UK: prison reform is long overdue. Let's invest in communities instead

The number of people sent to prison in England and Wales has more than doubled at a terrible cost to taxpayers and society.

The proposal by New Zealand’s minister of justice, Andrew Little, to reject tough-on-crime politics has been hailed by some as the boldest political move since the death penalty was abolished there in 1961. It’s another country turning away from an excessive use of prison, with Little pointing out that 30 years of locking people up for longer has only led to incidences of violent crime increasing.

A change of approach is beginning to work in the US, where many states have admitted that their high use of incarceration is too expensive – in monetary and human terms – to continue. Between 2008 and 2016, 35 of the 50 states reduced their imprisonment rates and saw their crime numbers fall.

Closer to home, Scotland is planning to invest more in community sentence programmes and drastically reduce the use of custody.

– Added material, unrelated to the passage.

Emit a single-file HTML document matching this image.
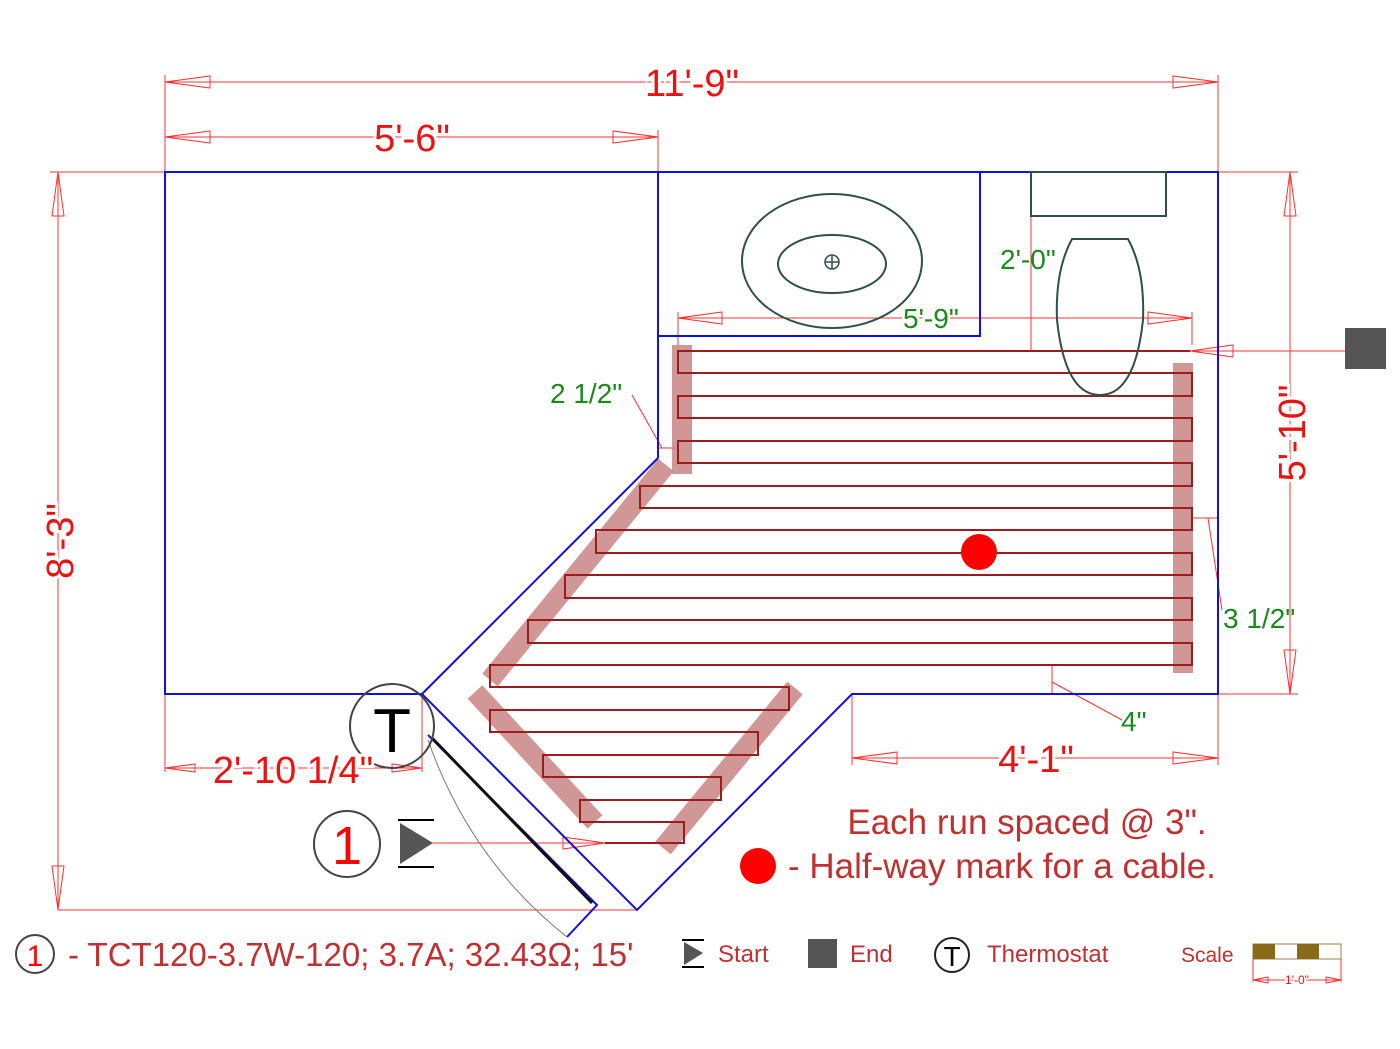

Justice secretary Michael Matheson plans to phase out most prison terms of less than 12 months, which he says does little to rehabilitate offenders or reduce the likelihood of reoffending. It’s a call supported by Scotland’s chief inspector of prisons and an enhancement of the commitment against imposing prison sentences of three months or less, that’s been in place since 2010.

But amid the changes afoot across the globe and north of the border, there’s no sign yet of similar movement in England and Wales.